→ **Task prompt**: Filter for the word "that" and keep each matching line.

+++ Supplied data +++

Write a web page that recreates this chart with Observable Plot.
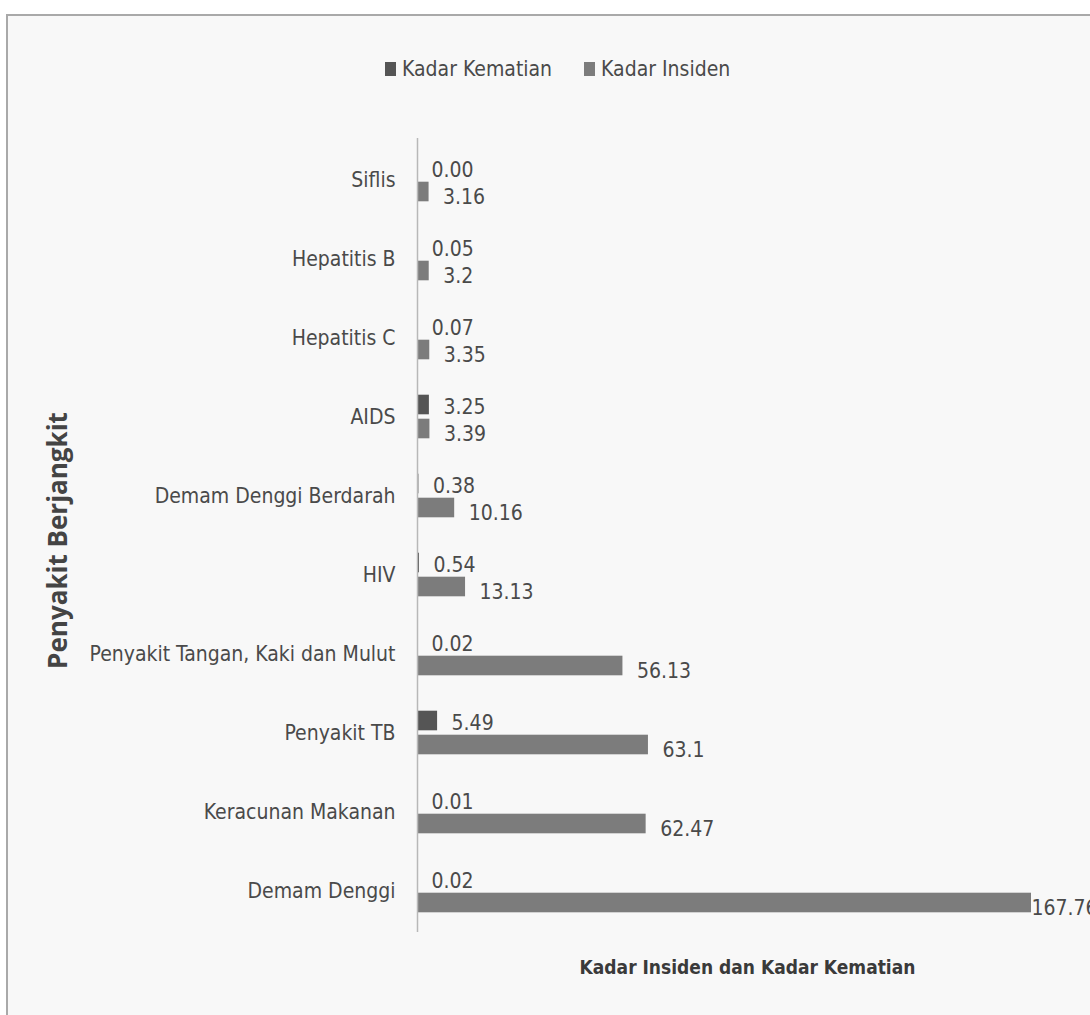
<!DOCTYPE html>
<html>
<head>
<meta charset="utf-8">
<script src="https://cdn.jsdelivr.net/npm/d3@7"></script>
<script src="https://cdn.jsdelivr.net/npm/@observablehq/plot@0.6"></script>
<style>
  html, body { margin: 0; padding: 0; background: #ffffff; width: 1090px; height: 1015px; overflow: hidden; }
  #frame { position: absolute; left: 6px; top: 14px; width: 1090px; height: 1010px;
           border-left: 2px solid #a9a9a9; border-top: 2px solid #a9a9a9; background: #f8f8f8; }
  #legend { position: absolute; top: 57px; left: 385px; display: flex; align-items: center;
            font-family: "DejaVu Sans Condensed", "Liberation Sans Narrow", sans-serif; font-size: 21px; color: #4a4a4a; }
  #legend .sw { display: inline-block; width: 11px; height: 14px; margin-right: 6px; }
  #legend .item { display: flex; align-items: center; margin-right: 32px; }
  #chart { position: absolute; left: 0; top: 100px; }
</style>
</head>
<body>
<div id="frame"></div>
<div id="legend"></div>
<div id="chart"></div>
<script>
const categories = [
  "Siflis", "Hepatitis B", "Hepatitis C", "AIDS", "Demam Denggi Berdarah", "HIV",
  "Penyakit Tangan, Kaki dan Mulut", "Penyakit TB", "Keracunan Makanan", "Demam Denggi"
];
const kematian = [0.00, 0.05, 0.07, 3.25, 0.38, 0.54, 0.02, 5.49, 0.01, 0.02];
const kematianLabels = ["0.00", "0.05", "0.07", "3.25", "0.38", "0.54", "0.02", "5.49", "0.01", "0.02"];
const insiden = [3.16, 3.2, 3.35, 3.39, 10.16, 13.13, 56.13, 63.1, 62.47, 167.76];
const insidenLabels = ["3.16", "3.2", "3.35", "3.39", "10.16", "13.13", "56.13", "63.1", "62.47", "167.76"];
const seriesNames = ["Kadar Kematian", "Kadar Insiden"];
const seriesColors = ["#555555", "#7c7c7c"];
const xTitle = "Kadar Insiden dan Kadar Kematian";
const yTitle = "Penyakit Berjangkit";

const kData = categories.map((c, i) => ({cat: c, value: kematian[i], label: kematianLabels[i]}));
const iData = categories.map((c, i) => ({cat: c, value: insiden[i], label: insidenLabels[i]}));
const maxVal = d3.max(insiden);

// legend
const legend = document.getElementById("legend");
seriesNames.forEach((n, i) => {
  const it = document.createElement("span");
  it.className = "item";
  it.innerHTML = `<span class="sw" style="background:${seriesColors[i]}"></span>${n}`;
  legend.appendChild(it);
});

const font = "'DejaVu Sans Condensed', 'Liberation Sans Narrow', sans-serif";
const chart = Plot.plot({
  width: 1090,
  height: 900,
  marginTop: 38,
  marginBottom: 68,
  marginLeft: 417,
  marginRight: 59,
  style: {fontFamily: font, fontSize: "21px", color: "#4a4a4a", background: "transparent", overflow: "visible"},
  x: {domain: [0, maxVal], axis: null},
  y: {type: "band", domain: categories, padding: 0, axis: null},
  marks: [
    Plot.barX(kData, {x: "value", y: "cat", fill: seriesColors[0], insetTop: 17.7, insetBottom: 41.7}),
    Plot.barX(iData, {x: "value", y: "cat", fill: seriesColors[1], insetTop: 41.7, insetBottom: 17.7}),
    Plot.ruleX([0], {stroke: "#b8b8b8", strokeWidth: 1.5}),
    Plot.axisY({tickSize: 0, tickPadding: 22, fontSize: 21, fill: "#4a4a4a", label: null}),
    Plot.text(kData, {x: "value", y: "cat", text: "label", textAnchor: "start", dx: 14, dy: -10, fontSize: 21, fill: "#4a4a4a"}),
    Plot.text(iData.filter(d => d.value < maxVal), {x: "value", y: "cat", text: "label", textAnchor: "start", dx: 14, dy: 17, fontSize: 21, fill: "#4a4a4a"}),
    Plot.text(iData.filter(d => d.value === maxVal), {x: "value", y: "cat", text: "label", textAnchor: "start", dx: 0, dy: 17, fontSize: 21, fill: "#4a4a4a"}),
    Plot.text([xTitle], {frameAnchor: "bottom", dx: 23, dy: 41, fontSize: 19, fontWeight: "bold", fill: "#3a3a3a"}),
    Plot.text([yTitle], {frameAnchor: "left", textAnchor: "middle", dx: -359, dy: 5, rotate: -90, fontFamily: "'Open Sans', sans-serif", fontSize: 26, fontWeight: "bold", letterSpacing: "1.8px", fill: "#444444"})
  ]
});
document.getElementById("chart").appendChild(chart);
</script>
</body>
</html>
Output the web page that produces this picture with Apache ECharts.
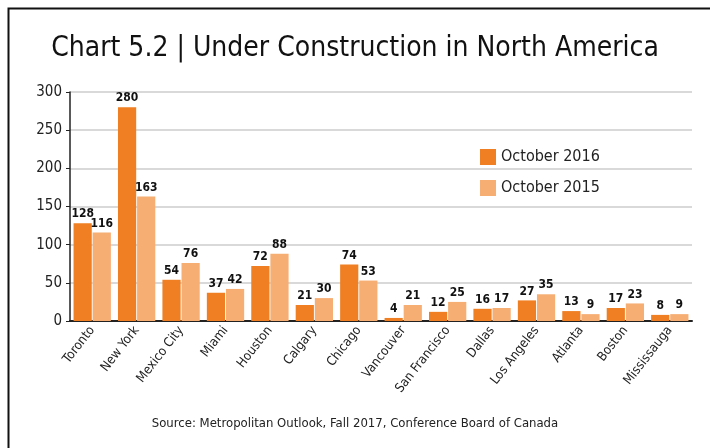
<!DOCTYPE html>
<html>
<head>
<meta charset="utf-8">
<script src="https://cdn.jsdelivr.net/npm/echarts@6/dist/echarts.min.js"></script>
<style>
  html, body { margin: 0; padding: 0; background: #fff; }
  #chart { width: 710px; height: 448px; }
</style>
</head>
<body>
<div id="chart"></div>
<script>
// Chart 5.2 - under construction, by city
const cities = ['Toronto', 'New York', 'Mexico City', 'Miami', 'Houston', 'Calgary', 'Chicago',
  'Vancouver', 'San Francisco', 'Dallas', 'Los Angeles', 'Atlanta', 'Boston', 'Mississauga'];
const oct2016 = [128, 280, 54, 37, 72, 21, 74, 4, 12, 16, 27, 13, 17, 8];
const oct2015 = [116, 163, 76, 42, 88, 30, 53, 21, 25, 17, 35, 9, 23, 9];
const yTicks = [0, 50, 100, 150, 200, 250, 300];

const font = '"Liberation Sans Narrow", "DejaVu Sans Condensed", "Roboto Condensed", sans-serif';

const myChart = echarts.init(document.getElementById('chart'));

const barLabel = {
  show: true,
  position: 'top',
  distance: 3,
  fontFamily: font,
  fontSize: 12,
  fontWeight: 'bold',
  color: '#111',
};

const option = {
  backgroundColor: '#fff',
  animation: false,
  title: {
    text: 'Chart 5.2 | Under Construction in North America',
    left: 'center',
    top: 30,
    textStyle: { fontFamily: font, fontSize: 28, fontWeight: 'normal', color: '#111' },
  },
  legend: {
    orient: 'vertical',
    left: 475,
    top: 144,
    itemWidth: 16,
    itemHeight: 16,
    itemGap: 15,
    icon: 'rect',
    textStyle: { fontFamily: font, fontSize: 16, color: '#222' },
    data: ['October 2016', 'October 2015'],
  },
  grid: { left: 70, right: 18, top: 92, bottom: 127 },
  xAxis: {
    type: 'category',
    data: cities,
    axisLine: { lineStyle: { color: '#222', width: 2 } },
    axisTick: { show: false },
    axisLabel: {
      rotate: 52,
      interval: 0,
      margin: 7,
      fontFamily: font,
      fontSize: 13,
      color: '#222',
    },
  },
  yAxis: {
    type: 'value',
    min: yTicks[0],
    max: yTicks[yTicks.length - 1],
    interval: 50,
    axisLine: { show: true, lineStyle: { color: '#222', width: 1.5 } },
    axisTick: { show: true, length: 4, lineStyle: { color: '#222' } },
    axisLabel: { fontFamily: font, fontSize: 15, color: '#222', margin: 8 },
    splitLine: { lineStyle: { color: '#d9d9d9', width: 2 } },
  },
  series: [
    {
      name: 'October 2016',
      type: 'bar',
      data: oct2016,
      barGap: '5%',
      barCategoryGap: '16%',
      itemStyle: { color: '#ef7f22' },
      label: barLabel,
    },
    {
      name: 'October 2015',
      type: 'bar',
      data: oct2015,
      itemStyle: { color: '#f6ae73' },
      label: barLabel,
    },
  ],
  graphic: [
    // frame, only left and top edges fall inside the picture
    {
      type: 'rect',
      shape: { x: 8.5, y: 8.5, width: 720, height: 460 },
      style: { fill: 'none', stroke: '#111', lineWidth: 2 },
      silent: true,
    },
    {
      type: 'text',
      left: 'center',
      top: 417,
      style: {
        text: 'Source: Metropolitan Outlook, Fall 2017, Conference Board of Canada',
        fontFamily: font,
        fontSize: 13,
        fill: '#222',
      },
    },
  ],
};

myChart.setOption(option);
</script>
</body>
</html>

+++

→ **Right answer**:
Write a web page that recreates this chart with Observable Plot.
Output the web page that produces this picture with Apache ECharts.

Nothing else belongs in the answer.